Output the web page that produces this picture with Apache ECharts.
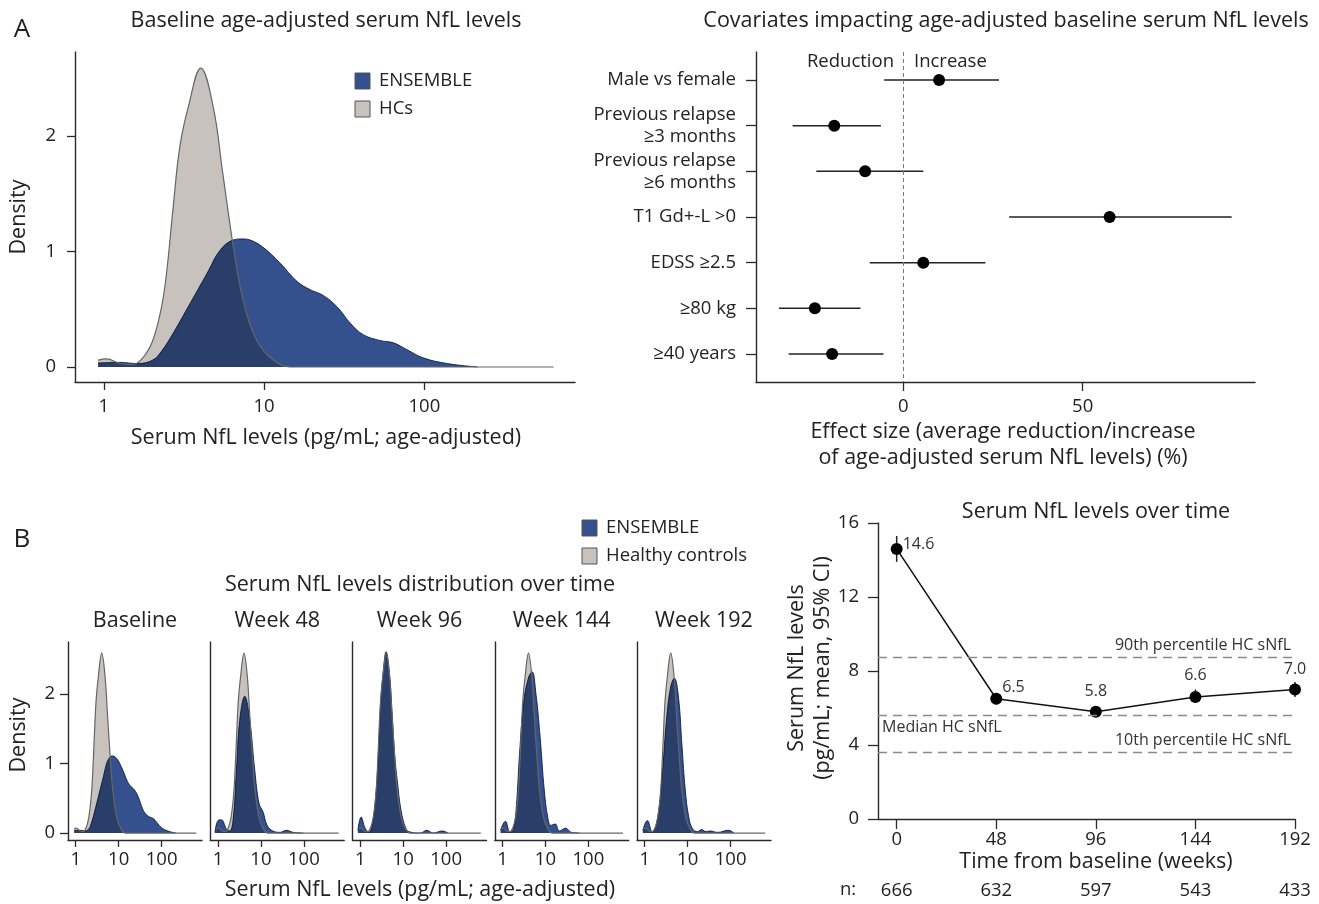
<!DOCTYPE html>
<html lang="en">
<head>
<meta charset="utf-8">
<title>Serum NfL levels</title>
<script src="https://cdn.jsdelivr.net/npm/echarts@6/dist/echarts.min.js"></script>
<style>
  html, body { margin: 0; background: #fff; }
  #box { width: 1319px; height: 904px; }
</style>
</head>
<body>
<div id="box"></div>
<script>
// ---- density curves, x = serum NfL (pg/mL), y = density ----
var hcNfl   = [0.92, 1.04, 1.26, 1.5, 1.75, 2.02, 2.29, 2.46, 2.71, 2.98, 3.36, 4.03, 4.82, 5.52, 6.43, 7.4, 9.0, 11.4, 14.5, 30, 640];
var hcDens  = [0.06, 0.07, 0.03, 0.02, 0.08, 0.23, 0.52, 0.81, 1.39, 1.91, 2.25, 2.59, 2.25, 1.68, 1.04, 0.58, 0.23, 0.06, 0.0, 0.0, 0.0];

var baseNfl  = [0.92, 1.26, 1.61, 2.02, 2.3, 2.7, 3.45, 4.4, 5.3, 6.4, 7.3, 8.2, 9.8, 12.6, 16.1, 19.4, 23.4, 28.6, 34.5, 41.6, 52.7, 64, 78, 98, 139, 215];
var baseDens = [0.035, 0.04, 0.03, 0.06, 0.14, 0.29, 0.55, 0.81, 1.01, 1.10, 1.11, 1.10, 1.04, 0.90, 0.74, 0.67, 0.62, 0.52, 0.38, 0.28, 0.23, 0.21, 0.15, 0.08, 0.03, 0.0];

var w48Nfl  = [0.85, 1.0, 1.2, 1.57, 1.87, 2.24, 2.68, 3.2, 4.2, 5.5, 7.2, 9.1, 11.3, 13.5, 17.6, 27.6, 39.6, 56, 97];
var w48Dens = [0.01, 0.18, 0.19, 0.06, 0.03, 0.18, 0.90, 1.62, 1.97, 1.62, 0.90, 0.42, 0.30, 0.13, 0.04, 0.01, 0.04, 0.01, 0.0];

var w96Nfl  = [0.88, 1.05, 1.3, 1.6, 2.0, 2.3, 2.5, 2.75, 3.0, 3.4, 4.0, 4.8, 5.5, 6.4, 7.4, 8.9, 11.5, 13.8, 25, 35.5, 50, 81, 110];
var w96Dens = [0.04, 0.23, 0.07, 0.01, 0.2, 0.55, 0.85, 1.4, 1.9, 2.3, 2.61, 2.3, 1.75, 1.1, 0.72, 0.33, 0.07, 0.02, 0.0, 0.04, 0.0, 0.03, 0.0];

var w144Nfl  = [0.9, 1.17, 1.5, 1.8, 2.1, 2.5, 3.1, 4.0, 4.9, 6.0, 7.5, 9.4, 11.3, 13.4, 17, 21, 29.5, 40, 62];
var w144Dens = [0.04, 0.17, 0.01, 0.05, 0.38, 1.15, 1.87, 2.23, 2.32, 2.01, 1.39, 0.62, 0.23, 0.11, 0.13, 0.03, 0.07, 0.01, 0.0];

var w192Nfl  = [0.9, 1.15, 1.5, 2.0, 2.6, 3.2, 4.0, 4.9, 6.1, 7.4, 8.8, 10.6, 13, 17, 21, 27, 33, 50, 89, 120];
var w192Dens = [0.04, 0.18, 0.01, 0.23, 0.9, 1.62, 2.1, 2.23, 1.96, 1.24, 0.62, 0.23, 0.06, 0.02, 0.05, 0.02, 0.03, 0.01, 0.04, 0.0];

var panelNames = ['Baseline', 'Week 48', 'Week 96', 'Week 144', 'Week 192'];
var logTicks = [0, 1, 2];       // 1, 10, 100
var densTicks = [0, 1, 2];

// ---- covariates (forest plot) ----
var covLabels = ['Male vs female', 'Previous relapse\n\u22653 months', 'Previous relapse\n\u22656 months',
                 'T1 Gd+-L >0', 'EDSS \u22652.5', '\u226580 kg', '\u226540 years'];
var covEffect = [10.0, -19.2, -10.6, 57.5, 5.6, -24.6, -19.8];
var covLow    = [-5.3, -30.8, -24.2, 29.5, -9.3, -34.6, -31.9];
var covHigh   = [26.7, -6.2, 5.6, 91.5, 22.9, -11.9, -5.5];

// ---- serum NfL over time ----
var weeks   = [0, 48, 96, 144, 192];
var meanNfl = [14.6, 6.5, 5.8, 6.6, 7.0];
var ciLow   = [13.9, 6.2, 5.6, 6.3, 6.6];
var ciHigh  = [15.3, 6.8, 6.0, 7.0, 7.4];
var nCounts = [666, 632, 597, 543, 433];
var hcRefVals  = [8.75, 5.6, 3.6];
var hcRefNames = ['90th percentile HC sNfL', 'Median HC sNfL', '10th percentile HC sNfL'];

var FONT = 'Open Sans';
var INK = '#222';
var BLUE = '#34518e', BLUE_EDGE = '#2a4274', GREY = '#c7c2bd', GREY_EDGE = '#666';
var TICK_FS = 18.5, TITLE_FS = 21.5;

function toXY(nfl, dens) {
    return nfl.map(function (v, i) { return [Math.log10(v), dens[i]]; });
}

function axisLineStyle() {
    return { show: true, onZero: false, lineStyle: { color: '#2a2a2a', width: 1.4 } };
}

function logXAxis(g, margin, tickLen) {
    return {
        type: 'value', gridIndex: g, min: -0.18, max: 2.94,
        axisLine: axisLineStyle(),
        axisTick: { show: true, customValues: logTicks, length: tickLen, lineStyle: { color: '#2a2a2a', width: 1.3 } },
        axisLabel: { customValues: logTicks, margin: margin, fontSize: TICK_FS, fontFamily: FONT, color: INK,
                     formatter: function (v) { return String(Math.round(Math.pow(10, v))); } },
        splitLine: { show: false }
    };
}

function densYAxis(g, min, max, showLabels, margin) {
    return {
        type: 'value', gridIndex: g, min: min, max: max,
        axisLine: axisLineStyle(),
        axisTick: { show: showLabels, customValues: densTicks, length: 8, lineStyle: { color: '#2a2a2a', width: 1.3 } },
        axisLabel: { show: showLabels, customValues: densTicks, margin: margin, fontSize: TICK_FS, fontFamily: FONT, color: INK },
        splitLine: { show: false }
    };
}

// HC fill underneath, ENSEMBLE multiplied over it, HC outline on top
function hcFill(g) {
    return {
        type: 'line', xAxisIndex: g, yAxisIndex: g, data: toXY(hcNfl, hcDens),
        smooth: 0.4, symbol: 'none', silent: true, z: 2,
        lineStyle: { width: 0 },
        areaStyle: { color: GREY, opacity: 1 }
    };
}
function hcEdge(g) {
    return {
        type: 'line', xAxisIndex: g, yAxisIndex: g, data: toXY(hcNfl, hcDens),
        smooth: 0.4, symbol: 'none', silent: true, z: 4,
        lineStyle: { color: GREY_EDGE, width: 1.2 }
    };
}
function ensSeries(g, nfl, dens) {
    return {
        type: 'line', xAxisIndex: g, yAxisIndex: g, data: toXY(nfl, dens),
        smooth: 0.4, symbol: 'none', silent: true, z: 3, blendMode: 'multiply',
        lineStyle: { color: BLUE_EDGE, width: 1 },
        areaStyle: { color: BLUE, opacity: 1 }
    };
}

// horizontal/vertical interval drawn through the axes
function intervalRenderer(horizontal, width) {
    return function (params, api) {
        var a, b;
        if (horizontal) {
            a = api.coord([api.value(1), api.value(0)]);
            b = api.coord([api.value(2), api.value(0)]);
        } else {
            a = api.coord([api.value(0), api.value(1)]);
            b = api.coord([api.value(0), api.value(2)]);
        }
        return { type: 'line', shape: { x1: a[0], y1: a[1], x2: b[0], y2: b[1] },
                 style: { stroke: '#222', lineWidth: width } };
    };
}

var smallLeft = [68, 210.25, 352.5, 494.75, 637];
var smallNfl  = [baseNfl, w48Nfl, w96Nfl, w144Nfl, w192Nfl];
var smallDens = [baseDens, w48Dens, w96Dens, w144Dens, w192Dens];

var grids = [
    { left: 75, top: 52, width: 500, height: 330 },
    { left: 756, top: 52, width: 499, height: 330 }
];
smallLeft.forEach(function (l) { grids.push({ left: l, top: 642, width: 134, height: 198 }); });
grids.push({ left: 878, top: 523, width: 417, height: 296 });

var xAxes = [logXAxis(0, 15, 8)];
var yAxes = [densYAxis(0, -0.13, 2.73, true, 19)];

// forest axes
xAxes.push({
    type: 'value', gridIndex: 1, min: -41, max: 98,
    axisLine: axisLineStyle(),
    axisTick: { customValues: [0, 50], length: 9, lineStyle: { color: '#2a2a2a', width: 1.3 } },
    axisLabel: { customValues: [0, 50], margin: 15, fontSize: TICK_FS, fontFamily: FONT, color: INK },
    splitLine: { show: false }
});
yAxes.push({
    type: 'value', gridIndex: 1, min: -0.613, max: 6.613, inverse: true,
    axisLine: axisLineStyle(),
    axisTick: { customValues: [0, 1, 2, 3, 4, 5, 6], length: 10, lineStyle: { color: '#2a2a2a', width: 1.3 } },
    axisLabel: { customValues: [0, 1, 2, 3, 4, 5, 6], margin: 20, fontSize: TICK_FS, lineHeight: 22,
                 fontFamily: FONT, color: INK, align: 'right',
                 formatter: function (v) { return covLabels[v]; } },
    splitLine: { show: false }
});

smallLeft.forEach(function (l, i) {
    xAxes.push(logXAxis(2 + i, 10, 7));
    yAxes.push(densYAxis(2 + i, -0.1, 2.75, i === 0, 13));
});

// time course axes
xAxes.push({
    type: 'value', gridIndex: 7, min: -9, max: 192,
    axisLine: axisLineStyle(),
    axisTick: { customValues: weeks, length: 10, lineStyle: { color: '#2a2a2a', width: 1.3 } },
    axisLabel: { customValues: weeks, margin: 11, fontSize: TICK_FS, fontFamily: FONT, color: INK },
    splitLine: { show: false }
});
xAxes.push({
    type: 'value', gridIndex: 7, min: -9, max: 192, position: 'bottom', offset: 55,
    axisLine: { show: false }, axisTick: { show: false }, splitLine: { show: false },
    axisLabel: { customValues: weeks, margin: 7, fontSize: TICK_FS, fontFamily: FONT, color: INK,
                 formatter: function (v) { return String(nCounts[weeks.indexOf(v)]); } }
});
yAxes.push({
    type: 'value', gridIndex: 7, min: 0, max: 16, interval: 4,
    axisLine: axisLineStyle(),
    axisTick: { length: 10, lineStyle: { color: '#2a2a2a', width: 1.3 } },
    axisLabel: { margin: 19, fontSize: TICK_FS, fontFamily: FONT, color: INK },
    splitLine: { show: false }
});

var series = [hcFill(0), ensSeries(0, baseNfl, baseDens), hcEdge(0)];
smallLeft.forEach(function (l, i) {
    series.push(hcFill(2 + i));
    series.push(ensSeries(2 + i, smallNfl[i], smallDens[i]));
    series.push(hcEdge(2 + i));
});

// forest plot
series.push({
    type: 'custom', xAxisIndex: 1, yAxisIndex: 1, silent: true,
    renderItem: intervalRenderer(true, 1.5),
    encode: { x: [1, 2], y: 0 },
    data: covLabels.map(function (c, i) { return [i, covLow[i], covHigh[i]]; })
});
series.push({
    type: 'scatter', xAxisIndex: 1, yAxisIndex: 1, silent: true, symbolSize: 12, z: 5,
    itemStyle: { color: '#000', opacity: 1 },
    data: covEffect.map(function (v, i) { return [v, i]; }),
    markLine: {
        silent: true, symbol: ['none', 'none'], label: { show: false },
        lineStyle: { color: '#777', type: [4, 3], width: 1 },
        data: [{ xAxis: 0 }]
    }
});

// serum NfL over time
series.push({
    type: 'custom', xAxisIndex: 7, yAxisIndex: 7, silent: true,
    renderItem: intervalRenderer(false, 1.5),
    encode: { x: 0, y: [1, 2] },
    data: weeks.map(function (w, i) { return [w, ciLow[i], ciHigh[i]]; })
});
var labelPlace = [
    { position: 'right', offset: [-5, -4] },
    { position: 'right', offset: [-5, -11] },
    { position: 'top', offset: [0, -1] },
    { position: 'top', offset: [0, -2] },
    { position: 'top', offset: [0, -1] }
];
series.push({
    type: 'line', xAxisIndex: 7, yAxisIndex: 7, silent: true,
    symbol: 'circle', symbolSize: 12, showSymbol: true,
    lineStyle: { color: '#111', width: 1.5 }, itemStyle: { color: '#000' },
    label: { show: true, fontSize: 16, fontFamily: FONT, color: '#333',
             formatter: function (p) { return p.value[1].toFixed(1); } },
    data: weeks.map(function (w, i) {
        return { value: [w, meanNfl[i]], label: labelPlace[i] };
    }),
    markLine: {
        silent: true, symbol: ['none', 'none'],
        lineStyle: { color: '#8a8a8a', type: [9, 6], width: 1.4 },
        label: { fontSize: 16, fontFamily: FONT, color: '#333', distance: 4 },
        data: hcRefVals.map(function (v, i) {
            return { yAxis: v, label: { formatter: hcRefNames[i],
                     position: i === 1 ? 'insideStartBottom' : 'insideEndTop' } };
        })
    }
});

function txt(x, y, s, size, align, rot) {
    return { type: 'text', x: x, y: y, rotation: rot || 0, silent: true,
             style: { text: s, fontSize: size, fontFamily: FONT, fill: INK,
                      align: align || 'center', verticalAlign: 'middle' } };
}
function swatch(x, y, fill) {
    return { type: 'rect', silent: true, shape: { x: x, y: y, width: 15, height: 16 },
             style: { fill: fill, stroke: '#555', lineWidth: 1 } };
}

var graphics = [
    txt(22, 30, 'A', 26),
    txt(326, 21, 'Baseline age-adjusted serum NfL levels', TITLE_FS),
    txt(1006, 21, 'Covariates impacting age-adjusted baseline serum NfL levels', TITLE_FS),
    swatch(355, 73, BLUE), txt(379, 81, 'ENSEMBLE', TICK_FS, 'left'),
    swatch(355, 101, GREY), txt(379, 109, 'HCs', TICK_FS, 'left'),
    txt(19, 217, 'Density', TITLE_FS, 'center', Math.PI / 2),
    txt(326, 438, 'Serum NfL levels (pg/mL; age-adjusted)', TITLE_FS),
    txt(894, 62, 'Reduction', TICK_FS, 'right'),
    txt(914, 62, 'Increase', TICK_FS, 'left'),
    txt(1003, 432, 'Effect size (average reduction/increase', TITLE_FS),
    txt(1003, 458, 'of age-adjusted serum NfL levels) (%)', TITLE_FS),
    txt(22, 540, 'B', 26),
    swatch(582, 520, BLUE), txt(606, 528, 'ENSEMBLE', TICK_FS, 'left'),
    swatch(582, 548, GREY), txt(606, 556, 'Healthy controls', TICK_FS, 'left'),
    txt(420, 585, 'Serum NfL levels distribution over time', TITLE_FS),
    txt(19, 735, 'Density', TITLE_FS, 'center', Math.PI / 2),
    txt(420, 890, 'Serum NfL levels (pg/mL; age-adjusted)', TITLE_FS),
    txt(1096, 512, 'Serum NfL levels over time', TITLE_FS),
    txt(797, 668, 'Serum NfL levels', TITLE_FS, 'center', Math.PI / 2),
    txt(823, 668, '(pg/mL; mean, 95% CI)', TITLE_FS, 'center', Math.PI / 2),
    txt(1096, 862, 'Time from baseline (weeks)', TITLE_FS),
    txt(848, 890, 'n:', TICK_FS)
];
panelNames.forEach(function (n, i) {
    graphics.push(txt(smallLeft[i] + 67, 621, n, TITLE_FS));
});

var myChart = echarts.init(document.getElementById('box'), null, { renderer: 'canvas' });
myChart.setOption({
    backgroundColor: '#fff',
    animation: false,
    textStyle: { fontFamily: FONT },
    grid: grids,
    xAxis: xAxes,
    yAxis: yAxes,
    series: series,
    graphic: graphics
});
</script>
</body>
</html>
__________________________________________________
WHAT YOU ARE ASKED TO DO - Print, exactly as written, the lines above from the first one to the one containing "0.0, 0.03, 0.0];". Leave out pictures.

OUTPUT OF THE EXERCISE -
Output the web page that produces this picture with Apache ECharts.
<!DOCTYPE html>
<html lang="en">
<head>
<meta charset="utf-8">
<title>Serum NfL levels</title>
<script src="https://cdn.jsdelivr.net/npm/echarts@6/dist/echarts.min.js"></script>
<style>
  html, body { margin: 0; background: #fff; }
  #box { width: 1319px; height: 904px; }
</style>
</head>
<body>
<div id="box"></div>
<script>
// ---- density curves, x = serum NfL (pg/mL), y = density ----
var hcNfl   = [0.92, 1.04, 1.26, 1.5, 1.75, 2.02, 2.29, 2.46, 2.71, 2.98, 3.36, 4.03, 4.82, 5.52, 6.43, 7.4, 9.0, 11.4, 14.5, 30, 640];
var hcDens  = [0.06, 0.07, 0.03, 0.02, 0.08, 0.23, 0.52, 0.81, 1.39, 1.91, 2.25, 2.59, 2.25, 1.68, 1.04, 0.58, 0.23, 0.06, 0.0, 0.0, 0.0];

var baseNfl  = [0.92, 1.26, 1.61, 2.02, 2.3, 2.7, 3.45, 4.4, 5.3, 6.4, 7.3, 8.2, 9.8, 12.6, 16.1, 19.4, 23.4, 28.6, 34.5, 41.6, 52.7, 64, 78, 98, 139, 215];
var baseDens = [0.035, 0.04, 0.03, 0.06, 0.14, 0.29, 0.55, 0.81, 1.01, 1.10, 1.11, 1.10, 1.04, 0.90, 0.74, 0.67, 0.62, 0.52, 0.38, 0.28, 0.23, 0.21, 0.15, 0.08, 0.03, 0.0];

var w48Nfl  = [0.85, 1.0, 1.2, 1.57, 1.87, 2.24, 2.68, 3.2, 4.2, 5.5, 7.2, 9.1, 11.3, 13.5, 17.6, 27.6, 39.6, 56, 97];
var w48Dens = [0.01, 0.18, 0.19, 0.06, 0.03, 0.18, 0.90, 1.62, 1.97, 1.62, 0.90, 0.42, 0.30, 0.13, 0.04, 0.01, 0.04, 0.01, 0.0];

var w96Nfl  = [0.88, 1.05, 1.3, 1.6, 2.0, 2.3, 2.5, 2.75, 3.0, 3.4, 4.0, 4.8, 5.5, 6.4, 7.4, 8.9, 11.5, 13.8, 25, 35.5, 50, 81, 110];
var w96Dens = [0.04, 0.23, 0.07, 0.01, 0.2, 0.55, 0.85, 1.4, 1.9, 2.3, 2.61, 2.3, 1.75, 1.1, 0.72, 0.33, 0.07, 0.02, 0.0, 0.04, 0.0, 0.03, 0.0];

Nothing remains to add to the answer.